Pieter Aertsen: Market Scene (1550)
"It might be that only those unable to play gain anything."

I considered myself a non-combatant in the great twentieth century dichotomy between capitalism and communism. I chose Neither Of The Above, because I thought the distinction phony. This choice probably complicated my life. I was born into a self-proclaimed capitalist nation and I didn't profess fealty to the national religion. I wasn't so much opposed to others practicing it, within reasonable limits—nobody likes a glutton—, I just couldn't find traction for myself within it. Becoming a capitalist required that I accumulate some capital, or borrow some, in order to participate, and I never figured out how to satisfy this fundamental qualification. Some seemed to find employment that paid them more than they needed to live, but I never did, so capitalism held zero attraction. Capitalism always seemed like something other people did. Oh, I've purchased stock a couple of times in my life, but I always quickly disposed of it, feeling exposed as long as I held it. I'm more of a sock-drawer sort of investor.
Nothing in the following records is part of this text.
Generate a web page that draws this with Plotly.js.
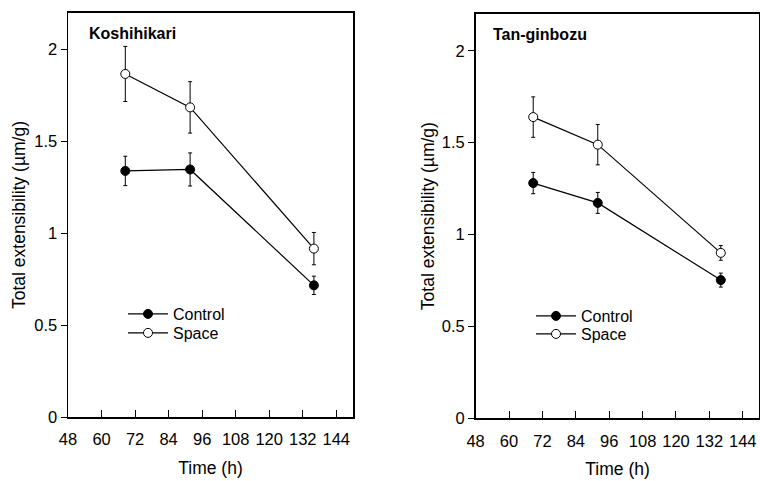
<!DOCTYPE html>
<html>
<head>
<meta charset="utf-8">
<script src="https://cdn.plot.ly/plotly-3.0.1.min.js"></script>
<style>html,body{margin:0;padding:0;background:#fff;}#chart{width:760px;height:481px;}</style>
</head>
<body>
<div id="chart"></div>
<script>
// Koshihikari (left panel)
const timeK = [68.5, 91.7, 136];
const controlK = [1.34, 1.348, 0.717];
const controlKErr = [0.08, 0.09, 0.05];
const spaceK = [1.868, 1.686, 0.917];
const spaceKErr = [0.15, 0.14, 0.088];

// Tan-ginbozu (right panel)
const timeT = [68.7, 91.9, 136.1];
const controlT = [1.28, 1.172, 0.752];
const controlTErr = [0.058, 0.057, 0.038];
const spaceT = [1.639, 1.489, 0.9];
const spaceTErr = [0.11, 0.11, 0.04];

const xTicks = [48, 60, 72, 84, 96, 108, 120, 132, 144];
const yTicks = [0, 0.5, 1, 1.5, 2];
const yTickText = ['0', '0.5', '1', '1.5', '2'];
const seriesNames = ['Control', 'Space'];
const panelLabels = ['Koshihikari', 'Tan-ginbozu'];

const FONT = 'Liberation Sans, Arial, Helvetica, sans-serif';

function mk(x, y, err, name, filled, xa, ya, lg) {
  return {
    type: 'scatter', mode: 'lines+markers', x: x, y: y, name: name,
    xaxis: xa, yaxis: ya, legend: lg,
    line: {color: '#000', width: 1.2},
    marker: {size: 9, color: filled ? '#000' : '#fff', line: {color: '#000', width: 1}},
    error_y: {type: 'data', array: err, visible: true, color: '#000', thickness: 1, width: 2},
    cliponaxis: false
  };
}

const data = [
  mk(timeK, controlK, controlKErr, seriesNames[0], true, 'x', 'y', 'legend'),
  mk(timeK, spaceK, spaceKErr, seriesNames[1], false, 'x', 'y', 'legend3'),
  mk(timeT, controlT, controlTErr, seriesNames[0], true, 'x2', 'y2', 'legend2'),
  mk(timeT, spaceT, spaceTErr, seriesNames[1], false, 'x2', 'y2', 'legend4')
];

function xax(domain, anchor) {
  return {
    domain: domain, anchor: anchor, range: [48, 150],
    showline: true, linecolor: '#000', linewidth: 1.5, mirror: true,
    ticks: 'inside', ticklen: 7, tickwidth: 1, tickcolor: '#000',
    tickvals: xTicks, showgrid: false, zeroline: false,
    tickfont: {size: 16.5, color: '#000', family: FONT},
    ticklabelstandoff: 7,
    title: {text: 'Time (h)', font: {size: 17.5, color: '#000', family: FONT}, standoff: 14}
  };
}
function yax(domain, anchor, standoff) {
  return {
    domain: domain, anchor: anchor, range: [0, 2.2],
    showline: true, linecolor: '#000', linewidth: 1.5, mirror: true,
    ticks: 'outside', ticklen: 6, tickwidth: 1, tickcolor: '#000',
    tickvals: yTicks, ticktext: yTickText, showgrid: false, zeroline: false,
    tickfont: {size: 16.5, color: '#000', family: FONT},
    title: {text: 'Total extensibility (µm/g)', font: {size: 17.5, color: '#000', family: FONT}, standoff: standoff}
  };
}

const legendBase = {
  bgcolor: 'rgba(0,0,0,0)', borderwidth: 0,
  font: {size: 16, color: '#000', family: FONT},
  xanchor: 'left', yanchor: 'middle', itemwidth: 40, tracegroupgap: 0
};

const layout = {
  width: 760, height: 481,
  margin: {l: 0, r: 0, t: 0, b: 0},
  paper_bgcolor: '#fff', plot_bgcolor: '#fff',
  showlegend: true,
  font: {family: FONT, color: '#000'},
  xaxis: xax([0.0895, 0.4645], 'y'),
  yaxis: yax([0.133, 0.973], 'x', 4),
  xaxis2: xax([0.6258, 0.9993], 'y2'),
  yaxis2: yax([0.1304, 0.9709], 'x2', 2),
  legend: Object.assign({}, legendBase, {x: 123 / 760, y: 1 - 314 / 481}),
  legend3: Object.assign({}, legendBase, {x: 123 / 760, y: 1 - 333 / 481}),
  legend2: Object.assign({}, legendBase, {x: 531 / 760, y: 1 - 316 / 481}),
  legend4: Object.assign({}, legendBase, {x: 531 / 760, y: 1 - 334 / 481}),
  annotations: [
    {xref: 'x domain', yref: 'y domain', x: 0.068, y: 0.95, xanchor: 'left', yanchor: 'middle',
     text: '<b>' + panelLabels[0] + '</b>', showarrow: false, font: {size: 16, color: '#000', family: FONT}},
    {xref: 'x2 domain', yref: 'y2 domain', x: 0.054, y: 0.95, xanchor: 'left', yanchor: 'middle',
     text: '<b>' + panelLabels[1] + '</b>', showarrow: false, font: {size: 16, color: '#000', family: FONT}}
  ]
};

Plotly.newPlot('chart', data, layout, {displayModeBar: false, staticPlot: true});
</script>
</body>
</html>
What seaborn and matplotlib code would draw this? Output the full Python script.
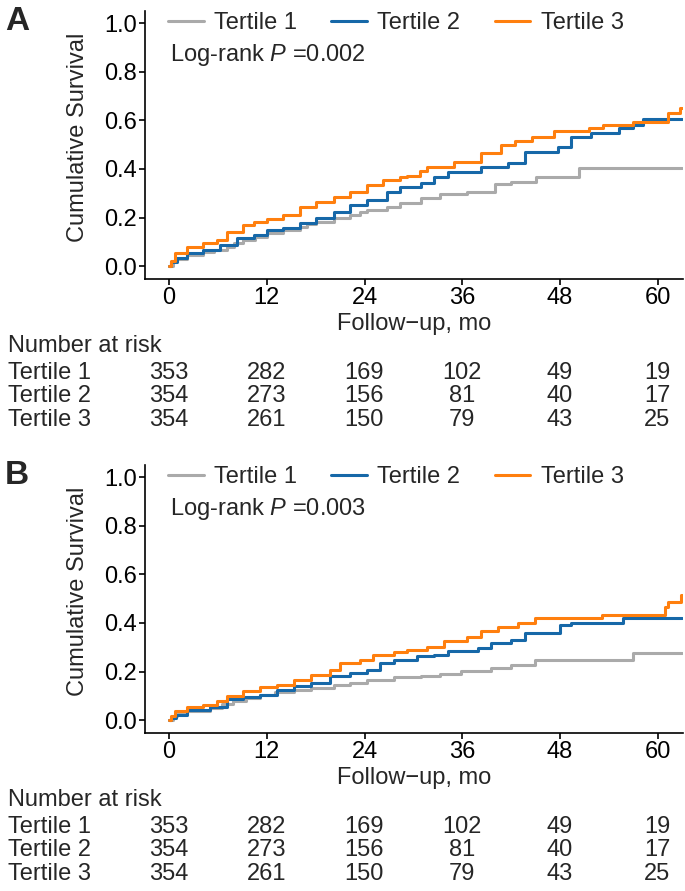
import numpy as np
import pandas as pd
import matplotlib
matplotlib.use("Agg")
import matplotlib.pyplot as plt
import seaborn as sns

# ---- data ----
groups = ["Tertile 1", "Tertile 2", "Tertile 3"]
colors = ["#AAAAAA", "#1668A8", "#FF7F0E"]
risk_times = [0, 12, 24, 36, 48, 60]

# Panel A
a_t1_t = [0, 0.5, 1, 2.2, 4.2, 5.5, 7.1, 8, 9.1, 10.5, 12, 14, 16.1, 17, 18.1, 20.2, 22.2, 23.5, 24.3, 26.7, 28.4, 30.9, 33.3, 36.6, 40.0, 42, 45, 50.3, 63]
a_t1_v = [0, 0.02, 0.03, 0.045, 0.059, 0.068, 0.08, 0.095, 0.107, 0.12, 0.135, 0.149, 0.163, 0.172, 0.183, 0.197, 0.21, 0.222, 0.231, 0.245, 0.261, 0.279, 0.297, 0.307, 0.338, 0.348, 0.368, 0.403, 0.403]
a_t2_t = [0, 0.3, 0.94, 2.2, 4.2, 6.3, 8.3, 10.4, 12, 14, 16.1, 18.1, 20.2, 22.2, 24.3, 26.7, 28.4, 30.9, 32.5, 34.2, 38.3, 41.6, 43.7, 47.8, 49.3, 51.8, 55.3, 57, 58.2, 63]
a_t2_v = [0, 0.015, 0.032, 0.052, 0.066, 0.087, 0.114, 0.128, 0.149, 0.156, 0.176, 0.197, 0.224, 0.252, 0.272, 0.307, 0.327, 0.341, 0.365, 0.389, 0.41, 0.424, 0.469, 0.49, 0.533, 0.547, 0.568, 0.582, 0.605, 0.605]
a_t3_t = [0, 0.2, 0.74, 2.2, 4.2, 5.9, 7.1, 9.1, 10.4, 12, 14, 16.1, 18.1, 20.2, 22.2, 24.3, 26.3, 28.4, 29.2, 30.8, 31.7, 35, 38.3, 40.8, 42.5, 44.6, 47.3, 51.6, 53.3, 57, 61.2, 62.7, 63]
a_t3_v = [0, 0.02, 0.052, 0.08, 0.094, 0.107, 0.142, 0.169, 0.183, 0.194, 0.21, 0.245, 0.265, 0.286, 0.307, 0.334, 0.355, 0.368, 0.371, 0.393, 0.41, 0.43, 0.466, 0.50, 0.515, 0.533, 0.558, 0.568, 0.579, 0.595, 0.63, 0.65, 0.65]
a_risk = [[353, 282, 169, 102, 49, 19],
          [354, 273, 156, 81, 40, 17],
          [354, 261, 150, 79, 43, 25]]
a_p = "0.002"

# Panel B
b_t1_t = [0, 0.5, 1, 2.2, 5, 6.5, 7.9, 9.5, 11.2, 13, 15.3, 17.4, 20.2, 22.2, 24.3, 27.6, 30.9, 33.3, 35.8, 39.5, 42, 44.9, 57, 63]
b_t1_v = [0, 0.015, 0.025, 0.037, 0.05, 0.065, 0.078, 0.092, 0.105, 0.115, 0.126, 0.133, 0.146, 0.153, 0.167, 0.178, 0.18, 0.191, 0.201, 0.215, 0.228, 0.249, 0.276, 0.276]
b_t2_t = [0, 0.3, 0.9, 2.2, 5, 7.1, 9.1, 11.2, 13.2, 15.3, 17.4, 19.8, 22.2, 24.3, 25.9, 27.6, 30.5, 32.5, 34.2, 37.9, 39.5, 42, 43.7, 48, 49.3, 55.7, 63]
b_t2_v = [0, 0.01, 0.023, 0.041, 0.055, 0.085, 0.096, 0.105, 0.126, 0.139, 0.153, 0.18, 0.194, 0.208, 0.235, 0.249, 0.262, 0.27, 0.283, 0.297, 0.317, 0.331, 0.358, 0.392, 0.399, 0.419, 0.419]
b_t3_t = [0, 0.2, 0.74, 2.2, 4.2, 5.9, 7.1, 9.1, 11.2, 13.2, 15.3, 17.4, 19.8, 21, 23.5, 25.1, 27.6, 29.2, 31.7, 33.8, 36.6, 38.3, 40.4, 42.9, 44.9, 53.2, 60.9, 61.3, 62.8, 63]
b_t3_v = [0, 0.015, 0.037, 0.055, 0.064, 0.078, 0.101, 0.119, 0.137, 0.146, 0.167, 0.187, 0.205, 0.235, 0.249, 0.269, 0.279, 0.29, 0.303, 0.324, 0.344, 0.365, 0.385, 0.399, 0.419, 0.433, 0.467, 0.488, 0.516, 0.516]
b_risk = a_risk
b_p = "0.003"

sns.set_style("ticks")
plt.rcParams['font.family'] = ['Liberation Sans', 'DejaVu Sans']
plt.rcParams['mathtext.fontset'] = 'custom'
plt.rcParams['mathtext.it'] = 'Liberation Sans:italic'
plt.rcParams['mathtext.rm'] = 'Liberation Sans'

FS = 17
W, H = 685, 891
fig = plt.figure(figsize=(W / 100, H / 100), dpi=100)


def make_df(curves):
    rows = []
    for g, (tt, vv) in zip(groups, curves):
        for t, v in zip(tt, vv):
            rows.append((g, t, v))
    return pd.DataFrame(rows, columns=["group", "time", "surv"])


def panel(top_px, letter, curves, risk, pval):
    bottom_px = top_px + 268
    ax = fig.add_axes([145 / W, 1 - bottom_px / H, 538 / W, 268 / H])
    df = make_df(curves)
    sns.lineplot(data=df, x="time", y="surv", hue="group", palette=colors,
                 estimator=None, sort=False, drawstyle="steps-post",
                 linewidth=2.2, legend=False, ax=ax)
    ax.set_xlim(-2.95, 63.1)
    ax.set_ylim(-0.053, 1.05)
    ax.set_xticks(risk_times)
    ax.set_yticks([0, 0.2, 0.4, 0.6, 0.8, 1.0])
    ax.set_yticklabels(["0.0", "0.2", "0.4", "0.6", "0.8", "1.0"])
    ax.tick_params(labelsize=FS, length=4, width=1.2, colors="black", pad=1.5)
    sns.despine(ax=ax)
    for s in ["left", "bottom"]:
        ax.spines[s].set_linewidth(1.2)
        ax.spines[s].set_color("black")
    ax.set_ylabel("Cumulative Survival", fontsize=FS)
    ax.yaxis.set_label_coords(-0.105, 0.53)
    ax.set_xlabel("Follow\u2212up, mo", fontsize=FS)
    ax.xaxis.set_label_coords(0.5, -0.128)

    handles = ax.get_lines()[:3]
    ax.legend(handles, groups, loc="center left", bbox_to_anchor=(0.043, 0.955),
              ncol=3, frameon=False, fontsize=FS, handlelength=1.5,
              handletextpad=0.45, columnspacing=1.45, borderpad=0, borderaxespad=0)
    ax.text(0.046, 0.836, "Log-rank $P$ =" + pval, transform=ax.transAxes,
            fontsize=FS, va="center", ha="left")

    fig.text(5 / W, 1 - (top_px + 11) / H, letter, fontsize=24, fontweight="bold",
             va="center", ha="left")

    # number at risk table
    fig.text(8 / W, 1 - (top_px + 335) / H, "Number at risk", fontsize=FS,
             va="center", ha="left")
    for i, g in enumerate(groups):
        y = 1 - (top_px + 362 + 23.5 * i) / H
        fig.text(8 / W, y, g, fontsize=FS, va="center", ha="left")
        for t, n in zip(risk_times, risk[i]):
            xf = (169 + t * 8.14) / W
            fig.text(xf, y, str(n), fontsize=FS, va="center", ha="center")
    return ax


panel(11, "A", [(a_t1_t, a_t1_v), (a_t2_t, a_t2_v), (a_t3_t, a_t3_v)], a_risk, a_p)
panel(465, "B", [(b_t1_t, b_t1_v), (b_t2_t, b_t2_v), (b_t3_t, b_t3_v)], b_risk, b_p)

fig.savefig("out.png", dpi=100)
I prefer to hold cash and advance myself by not spending it.
Most of my adult life, the game has been one of considering myself successful if I made it to the end of the month still solvent, and wondering from where next month's allotment might come. I've not known passive income, and for about a quarter of my most productive years, I knew no income at all, relying upon patronage and windfall. The Muse protects me from having to deal with money, since its presence disturbs me. When we first got together, she watched me work diligently through a weekend trying to balance my checkbook so that I would know how much money I had left. Witnessing my struggle upset her to the point where she offered to try to balance it for me. A few minutes later, she'd successfully completed the chore and insisted that I not do that anymore. I relented.

I watch The Dow, but mostly to marvel at how it seems to work backward. I know that most of those stocks are not owned by people and that the bulk of the trading amounts to machines splitting hairs together, and that the averages mean quite a little bit less than nothing to most. The whole operation seems exquisitely perverse. I understand that The Market is not the economy. I'm uncertain if the economy's even real. I'm more concerned about the price of milk, which seems to fluctuate rather wildly. The price of steel or oil seem vague abstractions to me, though I'm told by innumerable scolds that these abstractions matter. My long-term plan for ensuring financial security involves improving my tolerance for doing without, a soul-cleansing strategy well suited to me.

I believe that few in this country very actively practice anything approaching capitalism. Few actually invest in anything beyond their home, which might accidentally increase in value without actually being worth much of anything unless sold. Then, of course, that profit or loss will go toward acquiring another home which might or might not hold its value, it's abiding uncertainty all the way down. Some get lucky, some almost break even, and quite a few lose, a necessary mix of outcomes to maintain the casino's viability. If most could win, it wouldn't qualify as capitalism. It might be that only those unable to play gain anything.